The Ninth Circuit found that plaintiffs’ declarations did not satisfy this standard because both declarants were biased, having a financial stake in the outcome of the decision, and neither offered any empirical evidence in support of their conclusions. The Court held that the frailty of such expert evidence must be examined at trial to determine whether it satisfies the heavy burden of “actual and convincing” evidence required under Alameda Books; such a determination is not appropriate on summary judgment.

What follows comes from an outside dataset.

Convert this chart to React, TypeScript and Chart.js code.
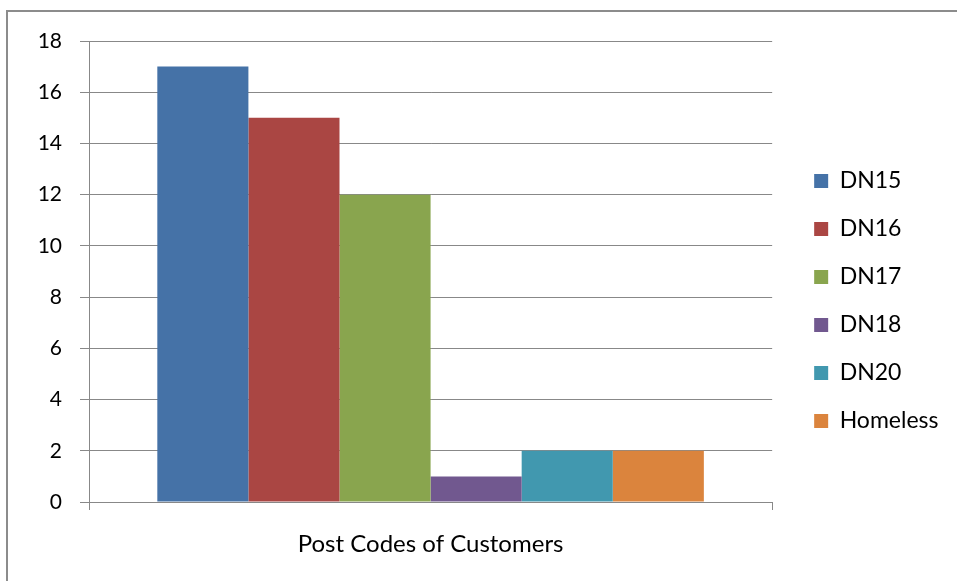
import React, { useEffect, useRef } from "react";
import { Chart, registerables } from "chart.js";

Chart.register(...registerables);

const categories = ["Post Codes of Customers"];
const seriesNames = ["DN15", "DN16", "DN17", "DN18", "DN20", "Homeless"];
const seriesValues = [17, 15, 12, 1, 2, 2];
const seriesColors = ["#4572A7", "#AA4643", "#89A54E", "#71588F", "#4198AF", "#DB843D"];
const yTicks = [0, 2, 4, 6, 8, 10, 12, 14, 16, 18];

const FONT = "Lato, 'Open Sans', sans-serif";
const GRID = "#888888";

export default function App() {
  const ref = useRef<HTMLCanvasElement | null>(null);

  useEffect(() => {
    if (!ref.current) return;
    const chart = new Chart(ref.current, {
      type: "bar",
      data: {
        labels: categories,
        datasets: seriesNames.map((name, i) => ({
          label: name,
          data: [seriesValues[i]],
          backgroundColor: seriesColors[i],
          borderWidth: 0,
          categoryPercentage: 0.8,
          barPercentage: 1.0,
        })),
      },
      options: {
        animation: false,
        responsive: false,
        maintainAspectRatio: false,
        layout: { padding: { left: 30, top: 41, right: 16, bottom: 20 } },
        plugins: {
          tooltip: { enabled: false },
          legend: {
            position: "right",
            fullSize: true,
            labels: {
              boxWidth: 14,
              boxHeight: 14,
              padding: 25,
              color: "#000",
              font: { family: FONT, size: 23 },
            },
          },
        },
        scales: {
          x: {
            offset: true,
            grid: {
              offset: true,
              drawOnChartArea: false,
              drawTicks: true,
              tickLength: 8,
              color: GRID,
            },
            border: { display: true, color: GRID, width: 1 },
            ticks: { color: "#000", font: { family: FONT, size: 24 }, padding: 20 },
            afterFit: (s: any) => {
              s.height = 59;
            },
          },
          y: {
            min: 0,
            max: 18,
            afterBuildTicks: (s: any) => {
              s.ticks = yTicks.map((v) => ({ value: v }));
            },
            grid: { color: GRID, tickLength: 9, lineWidth: 1 },
            border: { display: true, color: GRID, width: 1 },
            ticks: { color: "#000", font: { family: FONT, size: 21 }, padding: 18 },
            afterFit: (s: any) => {
              s.width = 59;
            },
          },
          yRight: {
            axis: "y",
            position: "right",
            min: 0,
            max: 18,
            grid: { display: false, drawTicks: false },
            border: { display: false },
            ticks: { display: false },
            afterFit: (s: any) => {
              s.width = 17;
            },
          },
        },
      },
    });
    return () => chart.destroy();
  }, []);

  return (
    <div
      style={{
        position: "fixed",
        left: 0,
        top: 0,
        width: 957,
        height: 581,
        overflow: "hidden",
        background: "#fff",
      }}
    >
      <div
        style={{
          position: "absolute",
          left: 6,
          top: 10,
          width: 1000,
          height: 1000,
          borderLeft: "2px solid #8c8c8c",
          borderTop: "2px solid #8c8c8c",
        }}
      />
      <canvas ref={ref} width={957} height={581} style={{ position: "absolute", left: 0, top: 0 }} />
    </div>
  );
}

This opinion reaffirms the holding in Alameda Books that an adult business bears a heavy evidentiary burden when challenging municipal regulations designed to ameliorate secondary effects of such businesses. If either an adult business or a City intends to rely on expert testimony in the second and third phases of the burden-shifting framework, either to “cast doubt” on the City’s grounds for the ordinance or to rehabilitate the ordinance, it must ensure that the expert testimony is sufficiently credible to meet the evidentiary burdens for summary judgment. For an adult business, expert testimony alone, without corroborating empirical evidence, may not do the trick on summary judgment and may require a full blown trial.